1. What Dimension, If This?

    Grimus

    Salmon Rushdie

    1975

    Book Review

    Some parts science fiction and some parts philosophy approach the novel Grimus by Salmon Rushdie. It is the first time I approached the man since reading Haroun and the Sea of Stories in high school and I was not let down.

    The book jumped out at me from a sales rack in a closing-down Borders, RIP.

    In true magical realist form, Rushdie gives us a series of events that we must accept as nothing short of fact. Multi-dimensional beings, immortal humans and a secret island only accessible through a break in space time (LOST fans hooked yet?) are all given to us in stride as we slowly unlock the epic of Flapping Eagle.

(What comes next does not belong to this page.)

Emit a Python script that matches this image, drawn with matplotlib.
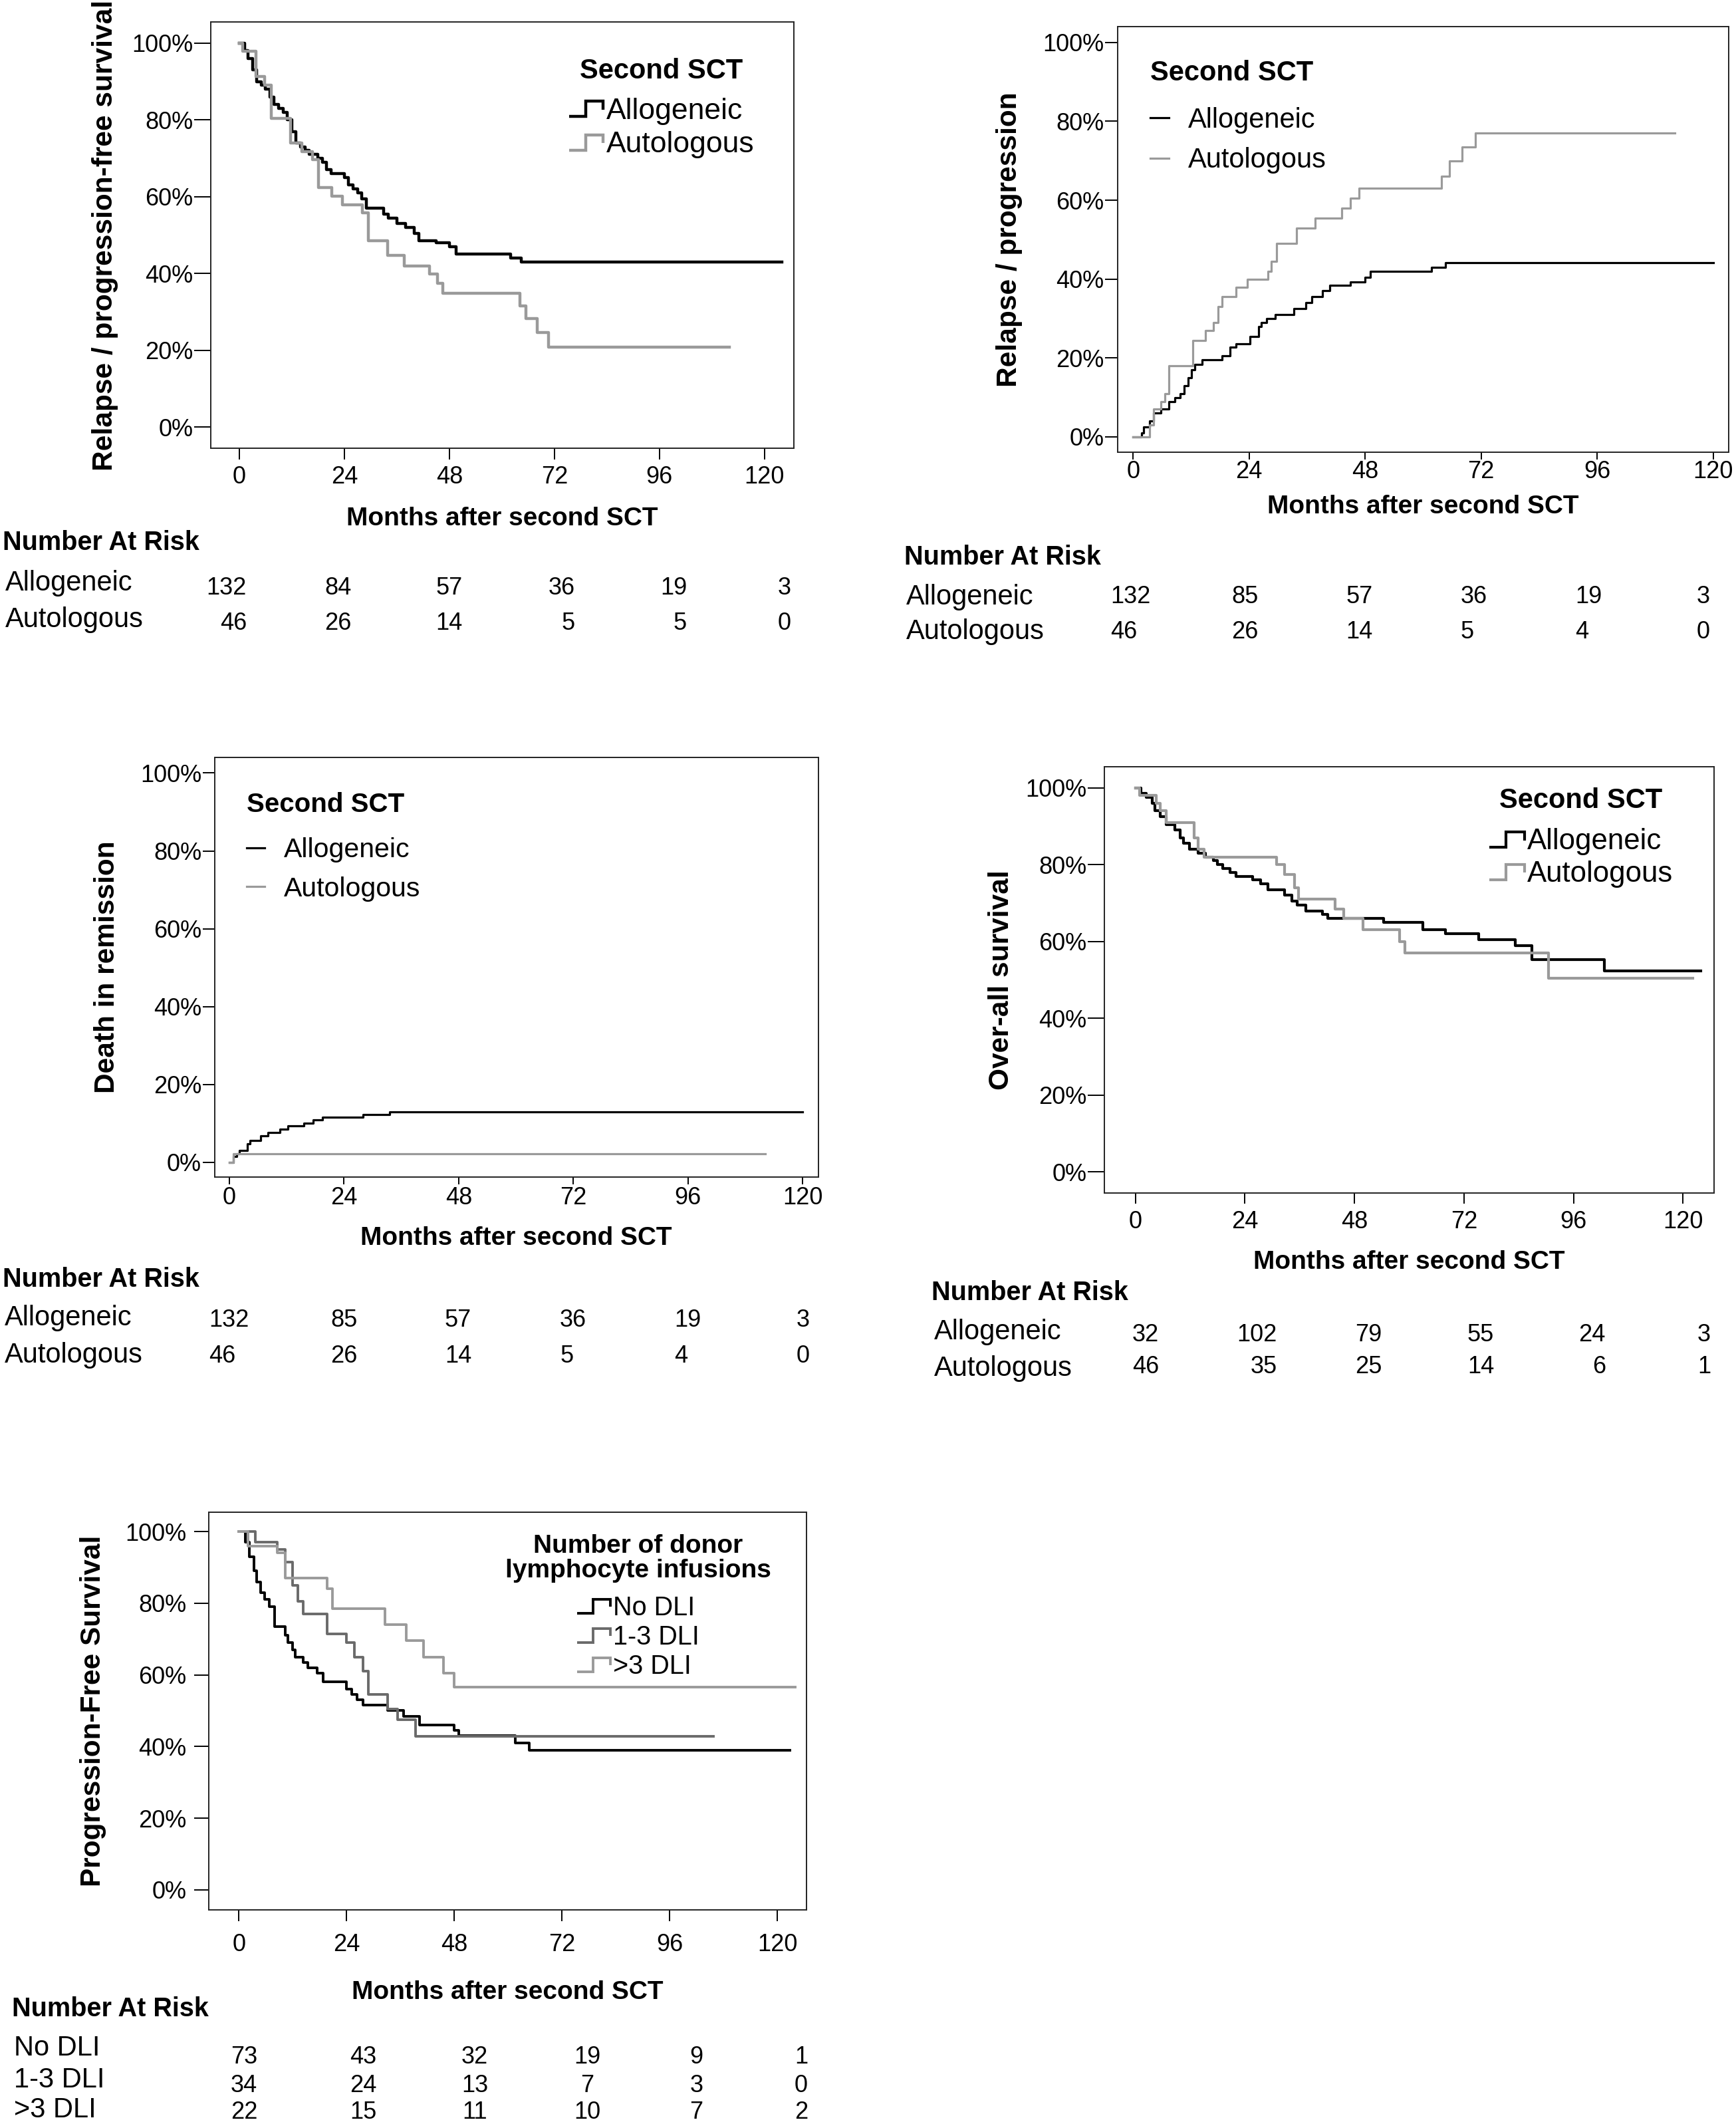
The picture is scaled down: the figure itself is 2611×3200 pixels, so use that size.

    Given a serum by a fellow named Sispy that makes him immortal, Flapping Eagle struggles to find Calf Island and the man Grimus. It is his race to be the creator of his death that turns into a pre-destined journey in the making since the beginning of time. That is the premise, but the book sends roots much deeper in a multitude of directions.

    Time is hard to pin down. There is no actual real-world equivalent to the time or places in the book, but it is all familiar. Glimpses of what we know.

    The novel is not overly dense, but in order to really appreciate the world Rushdie makes for us, it is best read on vacation or during a period when you are not away from the story for long. It is a rich text that touches on the religious, philosophical, and cosmological all at once.

    More than once during the story I found myself looking out at the world around me and feeling a distance. I felt the dimensional shift, somehow the world was a backdrop, a prop and I was the only real thing I knew. The book does that.

    Grimus is Rushdie’s first novel and while it was largely overlooked by critics, it is still a book worth reading. LOST fans especially will appreciate this novel.